Abesle iştigal etmişiz. İşin içyüzünü kavramak için 17 Aralık bilgilerini beklememiz ve bunlarda yer alan Rıza Sarraf’ın ve AKP’li ortaklarının marifetlerini öğrenmemiz gerekiyormuş.
(3) Milli gelir ve büyüme verileri abartılıyor.
“Mafyatik istatistikler”i bir yana bırakalım ve partizanlaşma ile bağlantılı, daha “masum” iki soruna eğilelim.
Birincisi, yine AKP’li yıllarla ilgilidir. Son yıllarda sanayi üretiminin ve ihracatının artan ithalat bağımlılığını ortaya koyan araştırmalar yapıldı; yayımlandı. TÜİK ise bu bulguları ihmal etti ve milli geliri hâlâ 2002’nin girdi/çıktı (ithalat/üretim) katsayıları ile hesaplamayı sürdürdü. Böylece hem milli gelir düzeyi, hem de AKP’li yılların büyüme hızı abartılmaktadır.
İkincisi ise, 2013’ün büyüme tahminleriyle ilgilidir. Seçim sonrasında TÜİK’in yayımlayacağı büyüme oranı hükümetin yüzde 3.6’lık “hedefi”ne yakın çıkarsa, bu bulguya güvenemeyeceğiz.

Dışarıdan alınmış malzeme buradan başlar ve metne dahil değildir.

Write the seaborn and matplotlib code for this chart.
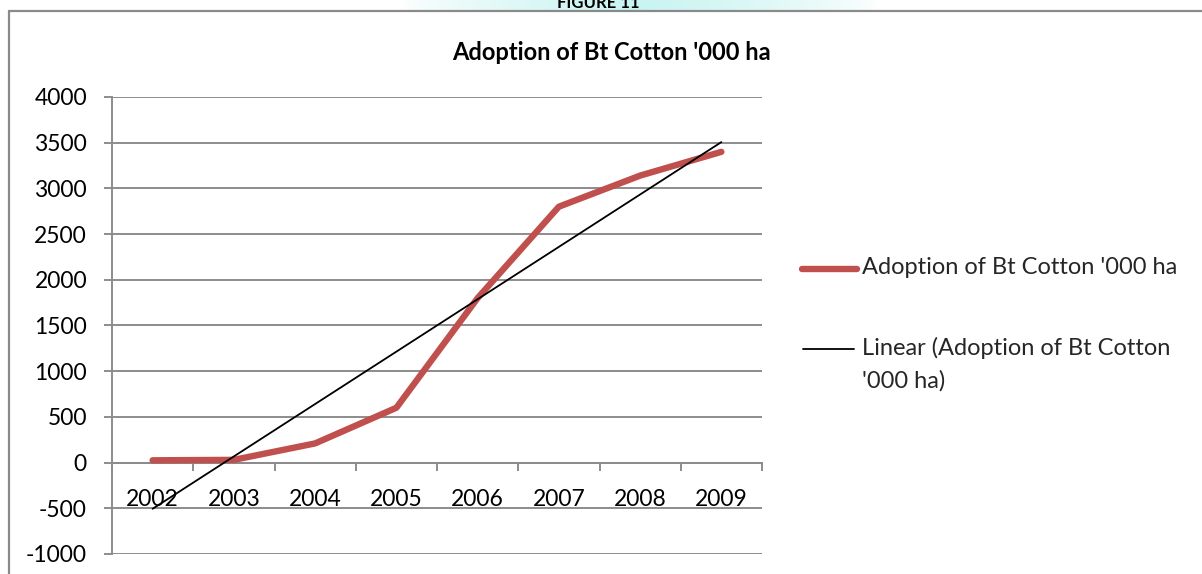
import numpy as np
import pandas as pd
import seaborn as sns
import matplotlib.pyplot as plt
from matplotlib.lines import Line2D
from matplotlib.patches import Rectangle
from matplotlib.colors import LinearSegmentedColormap

# Bt cotton adoption by season, thousand hectares
years = ["2002", "2003", "2004", "2005", "2006", "2007", "2008", "2009"]
adoption = [25, 30, 210, 600, 1800, 2800, 3140, 3400]
y_ticks = [-1000, -500, 0, 500, 1000, 1500, 2000, 2500, 3000, 3500, 4000]

series_name = "Adoption of Bt Cotton '000 ha"
trend_name_1 = "Linear (Adoption of Bt Cotton"
trend_name_2 = "'000 ha)"

RED = "#C0504D"
GRID = "#8C8C8C"

sns.set_theme(style="white")
plt.rcParams["font.family"] = ["Lato", "DejaVu Sans"]

W, H = 1202, 574
fig = plt.figure(figsize=(W / 100, H / 100), dpi=100)


def fx(px):
    return px / W


def fy(py):
    return 1 - py / H


# faint header band and the figure caption above the chart frame
band = fig.add_axes([fx(400), fy(11), fx(480), 11 / H])
grad = np.concatenate([np.linspace(0, 1, 120), np.linspace(1, 0, 120)])[None, :] ** 0.7
band_cmap = LinearSegmentedColormap.from_list("band", ["#FFFFFF", "#C9F4F1"])
band.imshow(grad, aspect="auto", cmap=band_cmap, vmin=0, vmax=1, extent=[0, 1, 0, 1])
band.axis("off")
fig.text(fx(598), fy(3), "FIGURE 11", ha="center", va="center",
         fontsize=12, fontweight="bold", color="black")

# chart frame
fig.add_artist(Rectangle((fx(9), -0.05), 1.2, fy(11) + 0.05, transform=fig.transFigure,
                         fill=False, edgecolor="#8A8A8A", lw=1.6))

ax = fig.add_axes([fx(112), 1 - 554 / H, 650 / W, 457 / H])
df = pd.DataFrame({"pos": np.arange(len(years)), "year": years, "adoption": adoption})

sns.lineplot(data=df, x="pos", y="adoption", color=RED, lw=4.6, ax=ax,
             solid_capstyle="round", solid_joinstyle="round", zorder=3)
sns.regplot(data=df, x="pos", y="adoption", scatter=False, ci=None, truncate=True,
            color="black", line_kws={"lw": 1.3, "zorder": 4}, ax=ax)

ax.set_xlim(-0.5, len(years) - 0.5)
ax.set_ylim(y_ticks[0], y_ticks[-1])
ax.set_yticks(y_ticks)
ax.set_yticklabels([str(v) for v in y_ticks])
ax.set_xticks(np.arange(-0.5, len(years)), labels=[""] * (len(years) + 1))
ax.set_xticks(np.arange(len(years)), labels=years, minor=True)
ax.set_xlabel("")
ax.set_ylabel("")

ax.set_axisbelow(True)
ax.yaxis.grid(True, color=GRID, lw=1.4)
ax.xaxis.grid(False)
for s in ["top", "right"]:
    ax.spines[s].set_visible(False)
ax.spines["left"].set_color(GRID)
ax.spines["left"].set_linewidth(1.4)
ax.spines["bottom"].set_position(("data", 0))
ax.spines["bottom"].set_color(GRID)
ax.spines["bottom"].set_linewidth(1.4)

ax.tick_params(axis="y", which="major", left=True, length=6, width=1.4, color=GRID,
               direction="out", pad=12, labelsize=16.5, labelcolor="black")
ax.tick_params(axis="x", which="major", bottom=True, length=6, width=1.4, color=GRID,
               direction="out")
ax.tick_params(axis="x", which="minor", bottom=True, length=0, pad=19,
               labelsize=16.5, labelcolor="black")

# title of the chart
fig.text(fx(611), fy(53), series_name, ha="center", va="center",
         fontsize=17, fontweight="bold", color="black")

# legend entries on the right
fig.add_artist(Line2D([fx(802), fx(857)], [fy(269), fy(269)], transform=fig.transFigure,
                      color=RED, lw=4.6, solid_capstyle="round"))
fig.text(fx(862), fy(268), series_name, ha="left", va="center", fontsize=17)
fig.add_artist(Line2D([fx(803), fx(854)], [fy(349), fy(349)], transform=fig.transFigure,
                      color="black", lw=1.3))
fig.text(fx(862), fy(348), trend_name_1, ha="left", va="center", fontsize=17)
fig.text(fx(862), fy(381), trend_name_2, ha="left", va="center", fontsize=17)

fig.savefig("out.png", dpi=100)
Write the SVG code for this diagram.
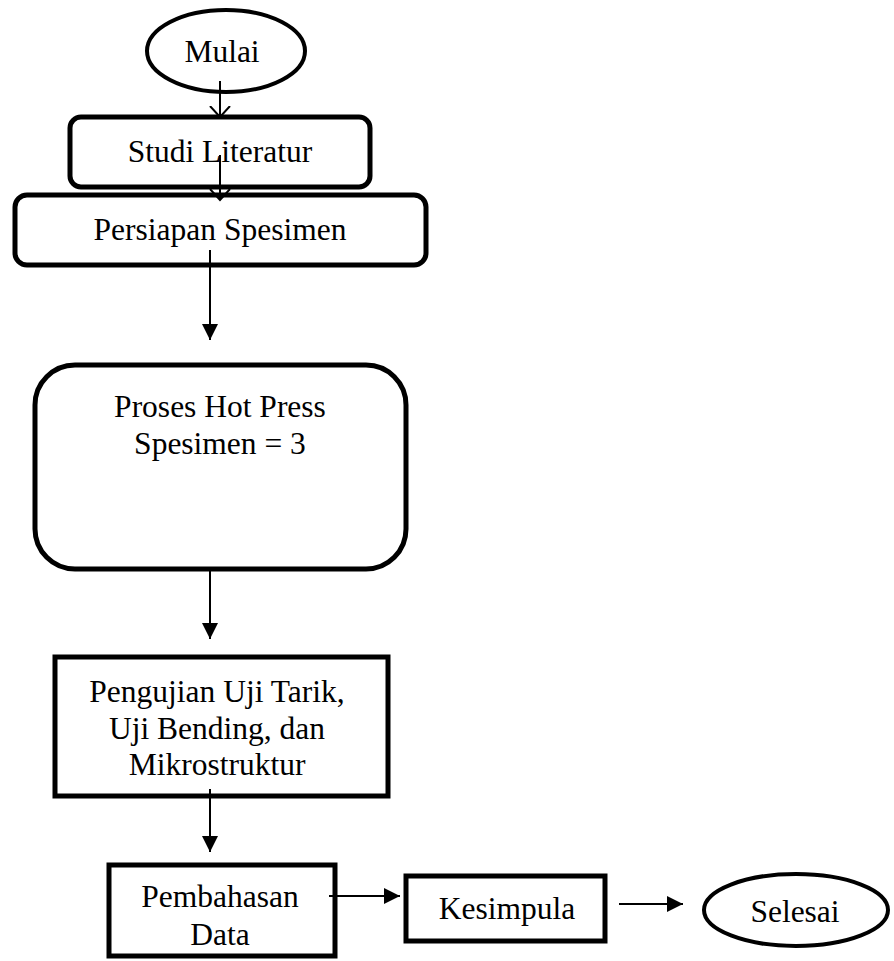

TÜİK’in 2005-2012 yıllarını kapsayan milli gelir ve sanayi üretimi verileri (her iki serinin de büyüme kaydettiği beş yıl için) karşılaştırılırsa görülecektir ki milli gelir her yıl sanayi üretimini geriden seyretmiştir. İki seri arasındaki yıllık esneklik katsayılarının ortalaması 0,81’dir. 2013’te sanayi üretimi yüzde 3 oranında artmıştır ve geçmiş yılların esnekliğine göre milli gelirdeki büyüme hızının yüzde 2,5’in altında seyretmiş olması gerekir. Yüzde 3’ü aşan bir büyüme, olsa olsa ekonominin geçmiş bağlantılarından kopuk, fazlasıyla “tuhaf” bir yapısal değişme ile mümkün olabilir.
2013’te ekonomiyi incelemeye başlamadan önce tekrar tekrar sormamız gerekiyor: “Bu istatistiklere nasıl güvenelim?”